DESCRIPTION OF THE TASK |
Only the lines from the beginning of the entries through the one with "fig = plt.figure(figsize=(20.48, 15.36), dpi=100)" should be written out, please, exactly and without any pictures.

INFORMATION PROVIDED |
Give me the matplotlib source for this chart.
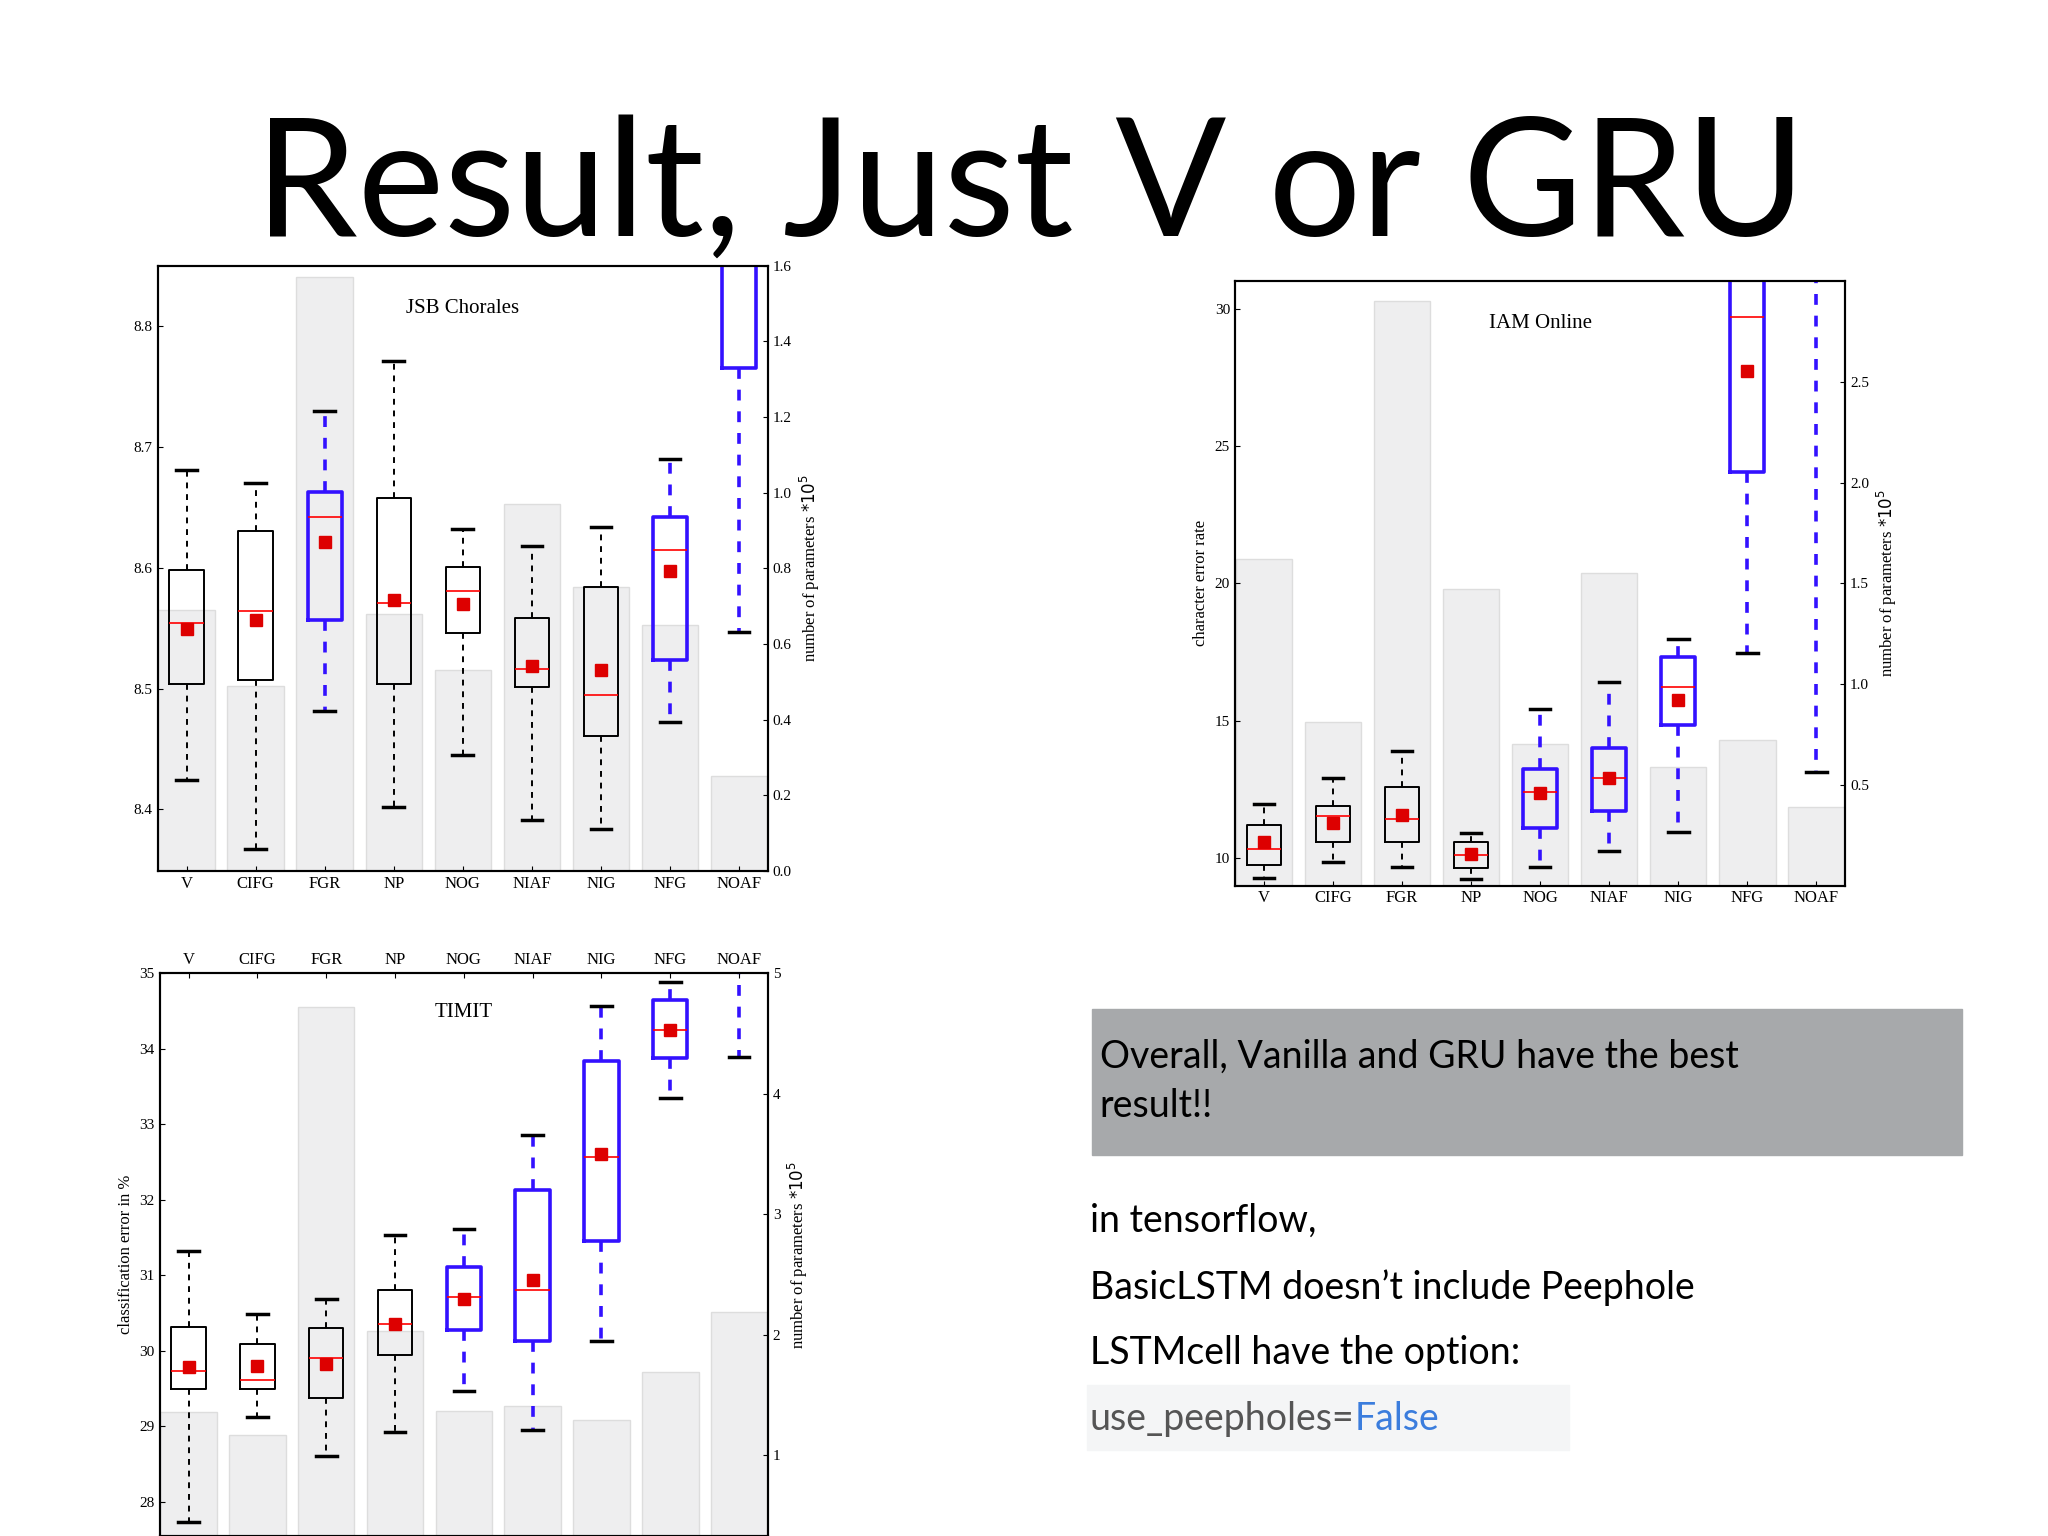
import matplotlib
matplotlib.use("Agg")
import matplotlib.pyplot as plt

cats = ["V", "CIFG", "FGR", "NP", "NOG", "NIAF", "NIG", "NFG", "NOAF"]

# JSB Chorales
jsb_params = [0.69, 0.49, 1.57, 0.68, 0.53, 0.97, 0.75, 0.65, 0.25]
jsb_whislo = [8.424, 8.367, 8.481, 8.402, 8.445, 8.391, 8.384, 8.472, 8.547]
jsb_q1     = [8.504, 8.507, 8.557, 8.504, 8.546, 8.501, 8.461, 8.524, 8.765]
jsb_med    = [8.554, 8.564, 8.642, 8.571, 8.581, 8.516, 8.495, 8.615, 9.0]
jsb_q3     = [8.598, 8.630, 8.663, 8.658, 8.601, 8.558, 8.584, 8.642, 9.1]
jsb_whishi = [8.681, 8.670, 8.730, 8.771, 8.632, 8.618, 8.634, 8.690, 9.2]
jsb_mean   = [8.549, 8.557, 8.621, 8.573, 8.570, 8.519, 8.515, 8.597, 9.0]

# IAM Online
iam_params = [1.62, 0.81, 2.90, 1.47, 0.70, 1.55, 0.59, 0.72, 0.39]
iam_whislo = [9.29, 9.86, 9.67, 9.24, 9.67, 10.24, 10.95, 17.46, 13.14]
iam_q1     = [9.76, 10.57, 10.57, 9.62, 11.09, 11.71, 14.85, 24.06, 40.0]
iam_med    = [10.33, 11.52, 11.43, 10.10, 12.42, 12.90, 16.22, 29.71, 40.0]
iam_q3     = [11.19, 11.90, 12.57, 10.57, 13.23, 13.99, 17.32, 40.0, 40.0]
iam_whishi = [11.95, 12.90, 13.90, 10.90, 15.42, 16.41, 17.98, 45.0, 45.0]
iam_mean   = [10.57, 11.28, 11.57, 10.14, 12.38, 12.90, 15.75, 27.72, 40.0]

# TIMIT
tim_params = [1.36, 1.17, 4.72, 2.03, 1.37, 1.41, 1.29, 1.69, 2.19]
tim_whislo = [27.74, 29.12, 28.61, 28.93, 29.47, 28.95, 30.13, 33.34, 33.89]
tim_q1     = [29.49, 29.49, 29.38, 29.94, 30.28, 30.13, 31.46, 33.88, 40.0]
tim_med    = [29.73, 29.61, 29.90, 30.35, 30.71, 30.80, 32.56, 34.24, 40.0]
tim_q3     = [30.32, 30.09, 30.30, 30.80, 31.11, 32.13, 33.84, 34.65, 40.0]
tim_whishi = [31.32, 30.49, 30.68, 31.54, 31.61, 32.86, 34.57, 34.88, 45.0]
tim_mean   = [29.78, 29.80, 29.83, 30.35, 30.68, 30.94, 32.60, 34.24, 40.0]

blue_jsb = {2, 7, 8}
blue_iam = {4, 5, 6, 7, 8}
blue_tim = {4, 5, 6, 7, 8}

serif = ["Liberation Serif", "DejaVu Serif"]
fig = plt.figure(figsize=(20.48, 15.36), dpi=100)

def panel(rect, params, wl, q1, med, q3, wh, mean, blues, ylim, y2lim, yticks, y2ticks,
          title, title_xy, ylabel=None, top_labels=False):
    ax = fig.add_axes(rect)
    ax2 = ax.twinx()
    ax.set_zorder(ax2.get_zorder() + 1)
    ax.patch.set_visible(False)
    x = list(range(len(cats)))
    ax2.bar(x, params, width=0.82, color="#eeeeef", edgecolor="#dddddd", linewidth=1)
    ax2.set_ylim(*y2lim)
    ax2.set_yticks(y2ticks)
    ax2.set_yticklabels([str(t) for t in y2ticks], fontsize=11, family=serif)
    ax2.set_ylabel("number of parameters $*10^5$", fontsize=12, family=serif)
    for i in x:
        blue = i in blues
        col = "#3311ff" if blue else "black"
        lw = 2.6 if blue else 1.4
        st = [dict(whislo=wl[i], q1=q1[i], med=med[i], q3=q3[i], whishi=wh[i], mean=mean[i], fliers=[])]
        ax.bxp(st, positions=[i], widths=0.5, showmeans=True, showfliers=False,
               boxprops=dict(color=col, linewidth=lw),
               whiskerprops=dict(color=col, linewidth=lw, linestyle=(0, (3, 3))),
               capprops=dict(color="black", linewidth=2.5),
               medianprops=dict(color="red", linewidth=1.2),
               meanprops=dict(marker="s", markerfacecolor="#dd0000", markeredgecolor="#dd0000", markersize=8),
               capwidths=0.3, manage_ticks=False)
    ax.set_xlim(-0.42, 8.42)
    ax.set_ylim(*ylim)
    ax.set_yticks(yticks)
    ax.set_yticklabels([("%g" % t) for t in yticks], fontsize=11, family=serif)
    ax.set_xticks(x)
    ax.set_xticklabels(cats, fontsize=12, family=serif)
    if top_labels:
        ax.xaxis.tick_top()
    ax.tick_params(direction="in")
    ax2.tick_params(direction="in")
    for a in (ax, ax2):
        for s in a.spines.values():
            s.set_linewidth(1.5)
    if ylabel:
        ax.set_ylabel(ylabel, fontsize=12, family=serif)
    ax.text(*title_xy, title, transform=ax.transAxes, fontsize=15, family=serif, ha="center", va="center")

panel([0.077, 0.433, 0.298, 0.394], jsb_params, jsb_whislo, jsb_q1, jsb_med, jsb_q3, jsb_whishi, jsb_mean,
      blue_jsb, (8.349, 8.85), (0, 1.6), [8.4, 8.5, 8.6, 8.7, 8.8], [0.0, 0.2, 0.4, 0.6, 0.8, 1.0, 1.2, 1.4, 1.6],
      "JSB Chorales", (0.5, 0.93))
panel([0.603, 0.4235, 0.298, 0.3935], iam_params, iam_whislo, iam_q1, iam_med, iam_q3, iam_whishi, iam_mean,
      blue_iam, (9.0, 31.0), (0, 3.0), [10, 15, 20, 25, 30], [0.5, 1.0, 1.5, 2.0, 2.5],
      "IAM Online", (0.5, 0.93), ylabel="character error rate")
panel([0.078, 0.0, 0.297, 0.3665], tim_params, tim_whislo, tim_q1, tim_med, tim_q3, tim_whishi, tim_mean,
      blue_tim, (27.55, 35), (0.33, 5), [28, 29, 30, 31, 32, 33, 34, 35], [1, 2, 3, 4, 5],
      "TIMIT", (0.5, 0.93), ylabel="classification error in %", top_labels=True)

fig.text(0.503, 0.877, "Result, Just V or GRU", fontsize=118, family="Lato", ha="center", va="center")

box = plt.Rectangle((0.533, 0.248), 0.425, 0.095, transform=fig.transFigure, color="#a7a9ab", zorder=0)
fig.patches.append(box)
fig.text(0.537, 0.296, "Overall, Vanilla and GRU have the best\nresult!!", fontsize=27, family="Lato",
         va="center", ha="left", linespacing=1.45)

lines = ["in tensorflow,", "BasicLSTM doesn\u2019t include Peephole", "LSTMcell have the option:"]
ys = [0.205, 0.162, 0.119]
for t, y in zip(lines, ys):
    fig.text(0.532, y, t, fontsize=27, family="Lato", va="center", ha="left")
bg = plt.Rectangle((0.531, 0.056), 0.235, 0.042, transform=fig.transFigure, color="#f4f5f6", zorder=0)
fig.patches.append(bg)
t1 = fig.text(0.532, 0.076, "use_peepholes=", fontsize=27, family="Lato", va="center", ha="left", color="#555555")
fig.canvas.draw()
bb = t1.get_window_extent()
fig.text(bb.x1 / fig.bbox.width, 0.076, "False", fontsize=27, family="Lato", va="center", ha="left", color="#3b7ddd")

fig.savefig("out.png", dpi=100)
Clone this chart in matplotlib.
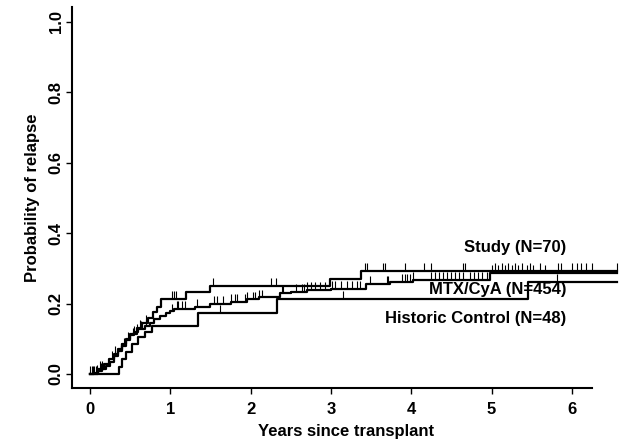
import numpy as np
import matplotlib
matplotlib.use('Agg')
import matplotlib.pyplot as plt

plt.rcParams['font.family'] = ['Liberation Sans', 'DejaVu Sans']
plt.rcParams['font.weight'] = 'bold'

# Step curves (time in years, cumulative probability of relapse)
study_t = [0, 0.10, 0.18, 0.24, 0.30, 0.35, 0.40, 0.45, 0.50, 0.58, 0.65, 0.72, 0.78, 0.83, 0.89, 1.20, 1.50, 2.99, 3.38, 6.56]
study_p = [0, 0.014, 0.029, 0.043, 0.057, 0.072, 0.086, 0.100, 0.115, 0.130, 0.145, 0.160, 0.175, 0.190, 0.213, 0.232, 0.250, 0.270, 0.294, 0.294]

mtx_t = [0, 0.05, 0.10, 0.15, 0.20, 0.25, 0.30, 0.35, 0.40, 0.45, 0.50, 0.55, 0.60, 0.68, 0.75, 0.80, 0.87,
         0.95, 1.00, 1.05, 1.31, 1.50, 1.75, 1.95, 2.10, 2.37, 2.50, 2.70, 3.00, 3.44, 3.74, 4.02, 4.98, 6.56]
mtx_p = [0, 0.004, 0.008, 0.015, 0.024, 0.035, 0.050, 0.065, 0.080, 0.097, 0.110, 0.120, 0.128, 0.135, 0.145, 0.155, 0.165,
         0.172, 0.178, 0.185, 0.190, 0.200, 0.205, 0.212, 0.218, 0.229, 0.234, 0.239, 0.242, 0.257, 0.262, 0.267, 0.287, 0.287]

hist_t = [0, 0.36, 0.40, 0.45, 0.52, 0.60, 0.68, 0.77, 1.34, 2.33, 5.46, 6.56]
hist_p = [0, 0.021, 0.042, 0.063, 0.085, 0.106, 0.120, 0.136, 0.173, 0.213, 0.262, 0.262]

# Censoring times
study_cens = [0.02, 0.05, 0.08, 0.12, 0.15, 0.28, 0.31, 0.55, 0.62, 0.70, 1.02, 1.05, 1.07, 1.53, 2.26, 2.32,
              3.42, 3.45, 3.65, 3.67, 3.92, 4.16, 4.25, 4.65, 4.67, 5.04, 5.13, 5.21, 5.29, 5.38, 5.48,
              5.60, 5.83, 5.87, 6.00, 6.06, 6.12, 6.18, 6.25, 6.56]
mtx_cens = [0.00, 0.04, 0.09, 0.14, 0.38, 0.42, 0.47, 0.53, 0.58, 0.64, 0.70, 1.02, 1.08, 1.10, 1.14, 1.18,
            1.33, 1.54, 1.58, 1.66, 1.76, 1.80, 1.83, 1.93, 1.95, 2.03, 2.06, 2.10, 2.14, 2.39, 2.40,
            2.57, 2.64, 2.67, 2.70, 2.75, 2.80, 2.86, 2.93, 3.01, 3.05, 3.13, 3.20, 3.26, 3.32, 3.36,
            3.49, 3.70, 3.71, 3.88, 3.92, 3.95, 3.98, 4.02, 4.25, 4.30, 4.35, 4.40, 4.45, 4.50, 4.55,
            4.60, 4.65, 4.73, 4.78, 4.83, 4.88, 4.94, 5.00, 5.08, 5.17, 5.25, 5.33, 5.44, 5.52, 5.67]
hist_cens = [1.62, 3.15, 5.81]

curves = [
    ('Study (N=70)', study_t, study_p, study_cens, 0.358),
    ('MTX/CyA (N=454)', mtx_t, mtx_p, mtx_cens, 0.241),
    ('Historic Control (N=48)', hist_t, hist_p, hist_cens, 0.159),
]

fig = plt.figure(figsize=(6.2, 4.48), dpi=100)
ax = fig.add_axes([72 / 620, 60 / 448, 548 / 620, 381 / 448])

for label, t, p, cens, ly in curves:
    ax.step(t, p, where='post', color='black', linewidth=1.6)
    # censor marks sit on top of the curve
    idx = np.searchsorted(t, cens, side='right') - 1
    yv = np.array(p)[np.clip(idx, 0, len(p) - 1)]
    ax.vlines(cens, yv, yv + 0.022, color='black', linewidth=0.8)
    ax.text(5.93, ly, label, ha='right', va='center', fontsize=12, fontweight='bold')

ax.set_xlim(-0.224, 6.6)
ax.set_ylim(-0.0398, 1.0426)
ax.set_xticks(range(7))
ax.set_yticks([0.0, 0.2, 0.4, 0.6, 0.8, 1.0])
ax.set_yticklabels(['0.0', '0.2', '0.4', '0.6', '0.8', '1.0'], rotation=90, va='center')
ax.tick_params(labelsize=12, length=4, width=1)
ax.tick_params(axis='x', pad=6)
ax.tick_params(axis='y', pad=2)

ax.spines['top'].set_visible(False)
ax.spines['right'].set_visible(False)
ax.spines['left'].set_linewidth(1.5)
ax.spines['bottom'].set_linewidth(1.5)
ax.spines['bottom'].set_bounds(-0.224, 6.25)

ax.set_xlabel('Years since transplant', fontsize=12, fontweight='bold', labelpad=5)
ax.set_ylabel('Probability of relapse', fontsize=12, fontweight='bold', labelpad=6)

fig.savefig('out.png', dpi=100)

THE RESPONSE |
Give me the matplotlib source for this chart.
import matplotlib
matplotlib.use("Agg")
import matplotlib.pyplot as plt

cats = ["V", "CIFG", "FGR", "NP", "NOG", "NIAF", "NIG", "NFG", "NOAF"]

# JSB Chorales
jsb_params = [0.69, 0.49, 1.57, 0.68, 0.53, 0.97, 0.75, 0.65, 0.25]
jsb_whislo = [8.424, 8.367, 8.481, 8.402, 8.445, 8.391, 8.384, 8.472, 8.547]
jsb_q1     = [8.504, 8.507, 8.557, 8.504, 8.546, 8.501, 8.461, 8.524, 8.765]
jsb_med    = [8.554, 8.564, 8.642, 8.571, 8.581, 8.516, 8.495, 8.615, 9.0]
jsb_q3     = [8.598, 8.630, 8.663, 8.658, 8.601, 8.558, 8.584, 8.642, 9.1]
jsb_whishi = [8.681, 8.670, 8.730, 8.771, 8.632, 8.618, 8.634, 8.690, 9.2]
jsb_mean   = [8.549, 8.557, 8.621, 8.573, 8.570, 8.519, 8.515, 8.597, 9.0]

# IAM Online
iam_params = [1.62, 0.81, 2.90, 1.47, 0.70, 1.55, 0.59, 0.72, 0.39]
iam_whislo = [9.29, 9.86, 9.67, 9.24, 9.67, 10.24, 10.95, 17.46, 13.14]
iam_q1     = [9.76, 10.57, 10.57, 9.62, 11.09, 11.71, 14.85, 24.06, 40.0]
iam_med    = [10.33, 11.52, 11.43, 10.10, 12.42, 12.90, 16.22, 29.71, 40.0]
iam_q3     = [11.19, 11.90, 12.57, 10.57, 13.23, 13.99, 17.32, 40.0, 40.0]
iam_whishi = [11.95, 12.90, 13.90, 10.90, 15.42, 16.41, 17.98, 45.0, 45.0]
iam_mean   = [10.57, 11.28, 11.57, 10.14, 12.38, 12.90, 15.75, 27.72, 40.0]

# TIMIT
tim_params = [1.36, 1.17, 4.72, 2.03, 1.37, 1.41, 1.29, 1.69, 2.19]
tim_whislo = [27.74, 29.12, 28.61, 28.93, 29.47, 28.95, 30.13, 33.34, 33.89]
tim_q1     = [29.49, 29.49, 29.38, 29.94, 30.28, 30.13, 31.46, 33.88, 40.0]
tim_med    = [29.73, 29.61, 29.90, 30.35, 30.71, 30.80, 32.56, 34.24, 40.0]
tim_q3     = [30.32, 30.09, 30.30, 30.80, 31.11, 32.13, 33.84, 34.65, 40.0]
tim_whishi = [31.32, 30.49, 30.68, 31.54, 31.61, 32.86, 34.57, 34.88, 45.0]
tim_mean   = [29.78, 29.80, 29.83, 30.35, 30.68, 30.94, 32.60, 34.24, 40.0]

blue_jsb = {2, 7, 8}
blue_iam = {4, 5, 6, 7, 8}
blue_tim = {4, 5, 6, 7, 8}

serif = ["Liberation Serif", "DejaVu Serif"]
fig = plt.figure(figsize=(20.48, 15.36), dpi=100)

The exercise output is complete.